"When Turkey becomes a member of the EU, it is not going to be in a secondary position, that's one of the reasons why countries like Germany and France are quite nervous about our membership," Turkish vice-premier Ali Babacan declared at a World Leadership Forum in New York during the recent UN plenary session.

And Turkey’s claim to a leading role in the EU is based on hard facts. With economic growth set to hit 7% this year, near-inexhaustible human resources, and mounting clout as a hub of international oil and gas pipelines, Turkey has recently moved into the European fast lane.

At present, Turkey is the 17th biggest economy in the world. Experts predict that in 20 years it will make the top ten, outstripping countries like Spain and Italy. According to forecasts by the IIASA (International Institute for Applied Systems Analysis) and the Vienna Institute of Demography, the Turkish population will be around 85.5 million by then – surpassing Germany, now the most populous nation in the EU.

If Turkey were to be admitted into the EU despite resistance from countries like Austria, Germany and France, it would dominate policy in the EU institutions. Even as things are today, Turkey would be the second biggest political force in the European Parliament and on an equal footing with the heavyweights on the EU Council.

Although the EU power structure will have to be gradually adjusted under the rules of the Lisbon Treaty, not much would change for Turkey. By dint of its rapid demographic growth, Ankara’s influence would actually increase, since the number of seats in Parliament and the new representation ratios in the Council will essentially be based on population size.
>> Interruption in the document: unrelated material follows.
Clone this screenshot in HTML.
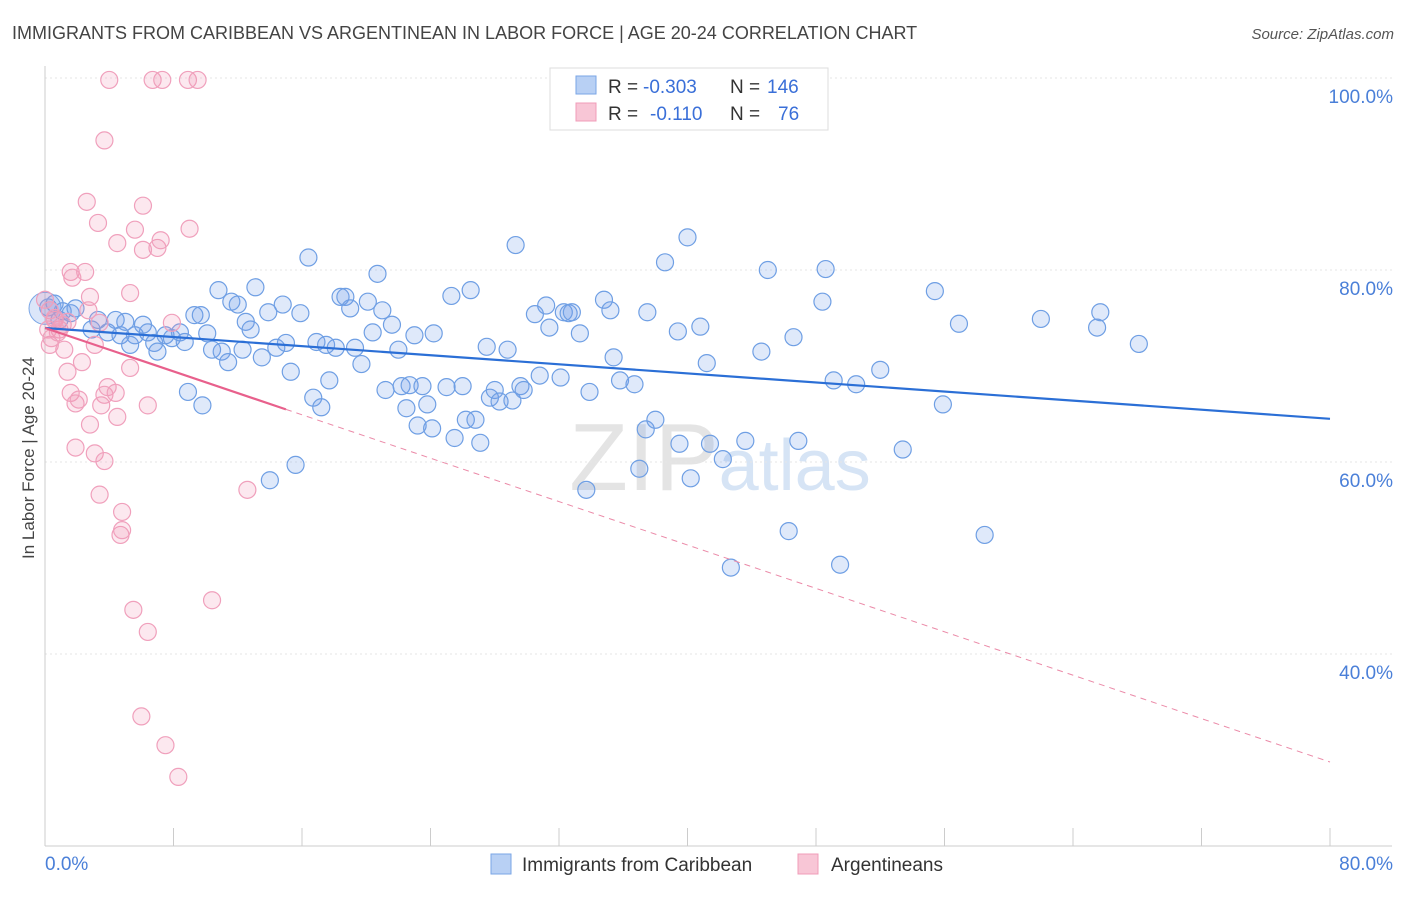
<!DOCTYPE html>
<html><head><meta charset="utf-8">
<style>
body{margin:0;background:#fff;font-family:"Liberation Sans",sans-serif;}
svg text{font-family:"Liberation Sans",sans-serif;}
</style></head>
<body>
<svg id="chart" width="1406" height="892" xmlns="http://www.w3.org/2000/svg">
<text x="12" y="39" font-size="18" fill="#444">IMMIGRANTS FROM CARIBBEAN VS ARGENTINEAN IN LABOR FORCE | AGE 20-24 CORRELATION CHART</text>
<text x="1394" y="39" font-size="15" fill="#555" font-style="italic" text-anchor="end">Source: ZipAtlas.com</text>
<text x="720" y="490" font-size="96" fill="#e4e4e4" text-anchor="middle" font-family="Liberation Serif">ZIP<tspan fill="#d6e4f5" font-family="Liberation Sans" font-size="72">atlas</tspan></text>
<g id="grid"></g>
<g id="axes"></g>
<g id="pts"></g>
<g id="lines"></g>
<text transform="translate(34,458) rotate(-90)" font-size="17" fill="#444" text-anchor="middle">In Labor Force | Age 20-24</text>
<g>
<rect x="550" y="68" width="278" height="62" fill="#fff" stroke="#ddd"/>
<rect x="576" y="76" width="20" height="18" fill="#b8d0f4" stroke="#7aa6e6"/>
<rect x="576" y="103" width="20" height="18" fill="#f8c6d6" stroke="#f09cb8"/>
<text x="608" y="93" font-size="19" fill="#333">R =</text>
<text x="643" y="93" font-size="19" fill="#3a6fd8">-0.303</text>
<text x="730" y="93" font-size="19" fill="#333">N =</text>
<text x="767" y="93" font-size="19" fill="#3a6fd8">146</text>
<text x="608" y="120" font-size="19" fill="#333">R =</text>
<text x="650" y="120" font-size="19" fill="#3a6fd8">-0.110</text>
<text x="730" y="120" font-size="19" fill="#333">N =</text>
<text x="778" y="120" font-size="19" fill="#3a6fd8">76</text>
</g>
<g>
<rect x="491" y="854" width="20" height="20" fill="#b8d0f4" stroke="#7aa6e6"/>
<text x="522" y="871" font-size="19" fill="#333">Immigrants from Caribbean</text>
<rect x="798" y="854" width="20" height="20" fill="#f8c6d6" stroke="#f09cb8"/>
<text x="831" y="871" font-size="19" fill="#333">Argentineans</text>
</g>
</svg>
<script>
const blueX=[0.2,0.6,1.1,1.6,1.9,0.9,2.9,3.3,3.9,4.4,4.7,5.0,5.3,5.6,6.1,6.4,6.8,7.0,7.5,7.9,8.4,8.7,8.9,9.3,9.7,9.8,10.1,10.4,10.8,11.0,11.4,11.6,12.0,12.3,12.5,12.8,13.1,13.5,13.9,14.0,14.4,14.8,15.0,15.3,15.6,15.9,16.4,16.7,16.9,17.2,17.5,17.7,18.1,18.4,18.7,19.0,19.3,19.7,20.1,20.4,20.7,21.0,21.2,21.6,22.0,22.2,22.5,22.7,23.0,23.2,23.5,23.8,24.1,24.2,25.0,25.3,25.5,26.0,26.2,26.5,26.8,27.1,27.5,27.7,28.0,28.3,28.8,29.1,29.3,29.6,29.8,30.5,30.8,31.2,31.4,32.1,32.3,32.6,32.8,33.3,33.7,33.9,34.8,35.2,35.4,35.8,36.7,37.0,37.4,37.5,38.0,38.6,39.4,39.5,40.0,40.2,40.8,41.2,41.4,42.2,42.7,43.6,44.6,45.0,46.3,46.6,46.9,48.4,48.6,49.1,49.5,50.5,52.0,53.4,55.4,55.9,56.9,58.5,62.0,65.5,65.7,68.1];
const blueY=[76.1,76.5,75.7,75.5,76.0,74.8,73.8,74.8,73.5,74.8,73.2,74.6,72.2,73.2,74.3,73.5,72.4,71.5,73.2,72.9,73.5,72.5,67.3,75.3,75.3,65.9,73.4,71.7,77.9,71.5,70.4,76.7,76.4,71.7,74.6,73.8,78.2,70.9,75.6,58.1,71.9,76.4,72.4,69.4,59.7,75.5,81.3,66.7,72.5,65.7,72.2,68.5,71.9,77.2,77.2,76.0,71.9,70.2,76.7,73.5,79.6,75.8,67.5,74.3,71.7,67.9,65.6,68.0,73.2,63.8,67.9,66.0,63.5,73.4,67.8,77.3,62.5,67.9,64.4,77.9,64.4,62.0,72.0,66.7,67.5,66.3,71.7,66.4,82.6,67.9,67.5,75.4,69.0,76.3,74.0,68.8,75.6,75.5,75.6,73.4,57.1,67.3,76.9,75.8,70.9,68.5,68.1,59.3,63.4,75.6,64.4,80.8,73.6,61.9,83.4,58.3,74.1,70.3,61.9,60.3,49.0,62.2,71.5,80.0,52.8,73.0,62.2,76.7,80.1,68.5,49.3,68.1,69.6,61.3,77.8,66.0,74.4,52.4,74.9,74.0,75.6,72.3];
const pinkX=[4.0,6.7,7.3,8.9,9.5,3.7,2.6,6.1,3.3,5.6,9.0,4.5,7.0,7.2,6.1,1.6,2.5,1.7,2.8,5.3,2.7,0.3,0.6,0.9,0.3,1.2,3.4,3.1,7.9,2.3,1.4,5.3,3.9,3.7,4.4,1.6,1.9,2.1,3.5,6.4,4.5,2.8,1.9,3.1,3.7,3.4,12.6,4.8,4.7,4.8,10.4,5.5,6.4,6.0,7.5,8.3,0.0,0.2,0.6,1.1,1.4,0.4,0.8];
const pinkY=[99.8,99.8,99.8,99.8,99.8,93.5,87.1,86.7,84.9,84.2,84.3,82.8,82.3,83.1,82.1,79.8,79.8,79.2,77.2,77.6,75.8,75.8,74.8,73.8,72.2,71.7,74.5,72.2,74.5,70.4,69.4,69.8,67.8,67.0,67.2,67.2,66.1,66.5,65.9,65.9,64.7,63.9,61.5,60.9,60.1,56.6,57.1,54.8,52.4,52.9,45.6,44.6,42.3,33.5,30.5,27.2,76.9,73.8,75.0,74.3,74.6,72.9,73.5];
const blueTrend=[73.96,64.5];
const pinkTrend=[73.96,28.75];
const pinkSolidEnd=15;
const yTicks=[40,60,80,100];
const xTickLabels=["0.0%","80.0%"];

const NS="http://www.w3.org/2000/svg";
const X0=45,X1=1330,Y100=78,PXPER=9.6,YBOT=846;
function xs(v){return X0+(v/80)*(X1-X0);}
function ys(v){return Y100+(100-v)*PXPER;}
function mk(tag,attrs,parent){const e=document.createElementNS(NS,tag);for(const k in attrs)e.setAttribute(k,attrs[k]);parent.appendChild(e);return e;}
const grid=document.getElementById('grid'),axes=document.getElementById('axes'),pts=document.getElementById('pts'),lines=document.getElementById('lines');
yTicks.forEach(t=>{
  const l=mk('line',{x1:X0,x2:1392,y1:ys(t),y2:ys(t),stroke:'#e6e6e6','stroke-dasharray':'2,3'},grid);
  
  
  const tx=mk('text',{x:1393,y:ys(t)+25,'font-size':19,fill:'#4a7fd8','text-anchor':'end'},axes);
  tx.textContent=t.toFixed(1)+'%';
  
  
});
mk('line',{x1:X0,x2:X0,y1:66,y2:YBOT,stroke:'#ccc'},axes);
mk('line',{x1:X0,x2:1392,y1:YBOT,y2:YBOT,stroke:'#ccc'},axes);
for(let i=0;i<=10;i++){
  const t=mk('line',{x1:xs(i*8),x2:xs(i*8),y1:YBOT,y2:YBOT-18,stroke:'#ccc'},axes);
  
  
}
const xl0=mk('text',{x:45,y:870,'font-size':19,fill:'#4a7fd8'},axes);xl0.textContent=xTickLabels[0];


const xl1=mk('text',{x:1393,y:870,'font-size':19,fill:'#4a7fd8','text-anchor':'end'},axes);xl1.textContent=xTickLabels[1];


const big=mk('circle',{cx:xs(0),cy:ys(76),r:16,fill:'rgba(110,155,230,0.25)',stroke:'#7aa6e6'},pts);


blueX.forEach((x,i)=>{
  const c=mk('circle',{cx:xs(x),cy:ys(blueY[i]),r:8.5,fill:'rgba(110,155,230,0.22)',stroke:'#6f9fe4','stroke-width':1.2},pts);
  
  
});
pinkX.forEach((x,i)=>{
  const c=mk('circle',{cx:xs(x),cy:ys(pinkY[i]),r:8.5,fill:'rgba(240,150,180,0.22)',stroke:'#f0a0bc','stroke-width':1.2},pts);
  
  
});
const bl=mk('line',{x1:xs(0),y1:ys(blueTrend[0]),x2:xs(80),y2:ys(blueTrend[1]),stroke:'#2b6fd6','stroke-width':2.2},lines);


const pAt=v=>pinkTrend[0]+(pinkTrend[1]-pinkTrend[0])*v/80;
const ps=mk('line',{x1:xs(0),y1:ys(pinkTrend[0]),x2:xs(pinkSolidEnd),y2:ys(pAt(pinkSolidEnd)),stroke:'#e8608c','stroke-width':2.2},lines);


const pd=mk('line',{x1:xs(pinkSolidEnd),y1:ys(pAt(pinkSolidEnd)),x2:xs(80),y2:ys(pinkTrend[1]),stroke:'#eb8aa8','stroke-width':1,'stroke-dasharray':'6,5'},lines);


</script>
</body></html>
Given its size, Turkey could not only push EU decisions through with ease, it would also be able to block those that are not to its liking. The Lisbon Treaty provides that as of 2014, countries whose combined populations exceed 35% of the EU population may constitute a blocking minority. That means Ankara could join forces with, say, London, Madrid and Warsaw to thwart any step backed by Paris and Berlin – which would jam the prevailing German-French axis.

What would change politically in the event of Turkish accession? With Turkey on board, European diplomats say, EU foreign and security policy would be even more heavily US-geared. In matters of commerce, Ankara would probably favour free trade more than the EU members do now. Ankara would, in all likelihood, get behind efforts to cooperate more closely on internal security – even while downplaying certain civil rights such as the protection of private data.

Babacan argued in New York that letting Turkey in would boost the EU’s standing on the world scene. “The weight of the European economy in the world has shrunk and will continue to shrink. And only with enlargement will the EU be able to protect its power and influence."

An opinion seconded byGerhard Schröder in Die Welt’s online edition. “Without Turkey the EU will sink into mediocrity,” writes the Social Democrat ex-chancellor, pointing to the rapid pace of growth there: this year alone the Turkish economy will grow four times as much as the French and twice as much as the German economy. Schröder expects Turkey to be the fourth or fifth biggest European economy in 20 years. Then there will be no ignoring it.